- REQUIRED TASK:
For this exercise, repeat all of the material verbatim apart from its images.

- DATA BLOCK:
((
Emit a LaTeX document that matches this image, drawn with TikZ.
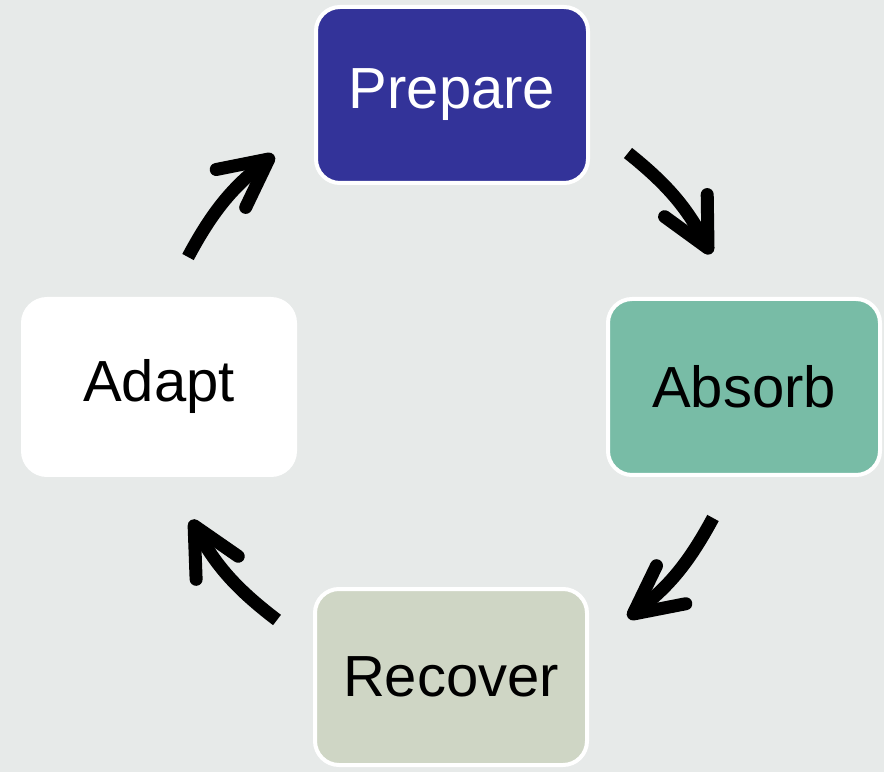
\documentclass[tikz,border=0pt]{standalone}
\usepackage{fontspec}
\setmainfont{Liberation Sans}
\usetikzlibrary{arrows.meta}

\definecolor{bgGray}{RGB}{231,234,233}
\definecolor{prepBlue}{RGB}{51,51,153}
\definecolor{absGreen}{RGB}{120,188,166}
\definecolor{recSage}{RGB}{207,214,197}

\begin{document}
\begin{tikzpicture}[line cap=round,line join=round,x=0.5pt,y=0.5pt,
  phase/.style={rectangle,rounded corners=12pt,draw=white,line width=2pt,
    minimum width=136pt,minimum height=88pt,
    font=\fontsize{29}{34}\selectfont},
  cyc/.style={line width=6.5pt,line cap=butt,
    -{Straight Barb[round,length=24pt,width=24pt]}}]

\fill[bgGray] (0.,0.) rectangle (884.,772.);
\useasboundingbox (0.,0.) rectangle (884.,772.);

\node[phase,fill=prepBlue,text=white] (prep) at (452.,677.) {Prepare};
\node[phase,fill=absGreen] (absb) at (744.,385.) {Absorb};
\node[phase,fill=recSage] (recv) at (451.,95.) {Recover};
\node[phase,fill=white] (adpt) at (159.,385.) {Adapt};

\coordinate (p1) at (628.,619.);
\coordinate (a1) at (711.,518.);
\coordinate (a2) at (713.,254.);
\coordinate (r2) at (628.,154.);
\coordinate (r3) at (277.,152.);
\coordinate (d3) at (191.,252.);
\coordinate (d4) at (188.,515.);
\coordinate (p4) at (274.,617.);

\draw[cyc] (p1) to[bend left=12] (a1);
\draw[cyc] (a2) to[bend left=12] (r2);
\draw[cyc] (r3) to[bend left=12] (d3);
\draw[cyc] (d4) to[bend left=12] (p4);
\end{tikzpicture}
\end{document}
))
- ANSWER TO THE PROBLEM:
Emit a LaTeX document that matches this image, drawn with TikZ.
\documentclass[tikz,border=0pt]{standalone}
\usepackage{fontspec}
\setmainfont{Liberation Sans}
\usetikzlibrary{arrows.meta}

\definecolor{bgGray}{RGB}{231,234,233}
\definecolor{prepBlue}{RGB}{51,51,153}
\definecolor{absGreen}{RGB}{120,188,166}
\definecolor{recSage}{RGB}{207,214,197}

\begin{document}
\begin{tikzpicture}[line cap=round,line join=round,x=0.5pt,y=0.5pt,
  phase/.style={rectangle,rounded corners=12pt,draw=white,line width=2pt,
    minimum width=136pt,minimum height=88pt,
    font=\fontsize{29}{34}\selectfont},
  cyc/.style={line width=6.5pt,line cap=butt,
    -{Straight Barb[round,length=24pt,width=24pt]}}]

\fill[bgGray] (0.,0.) rectangle (884.,772.);
\useasboundingbox (0.,0.) rectangle (884.,772.);

\node[phase,fill=prepBlue,text=white] (prep) at (452.,677.) {Prepare};
\node[phase,fill=absGreen] (absb) at (744.,385.) {Absorb};
\node[phase,fill=recSage] (recv) at (451.,95.) {Recover};
\node[phase,fill=white] (adpt) at (159.,385.) {Adapt};

\coordinate (p1) at (628.,619.);
\coordinate (a1) at (711.,518.);
\coordinate (a2) at (713.,254.);
\coordinate (r2) at (628.,154.);
\coordinate (r3) at (277.,152.);
\coordinate (d3) at (191.,252.);
\coordinate (d4) at (188.,515.);
\coordinate (p4) at (274.,617.);

\draw[cyc] (p1) to[bend left=12] (a1);
\draw[cyc] (a2) to[bend left=12] (r2);
\draw[cyc] (r3) to[bend left=12] (d3);
\draw[cyc] (d4) to[bend left=12] (p4);
\end{tikzpicture}
\end{document}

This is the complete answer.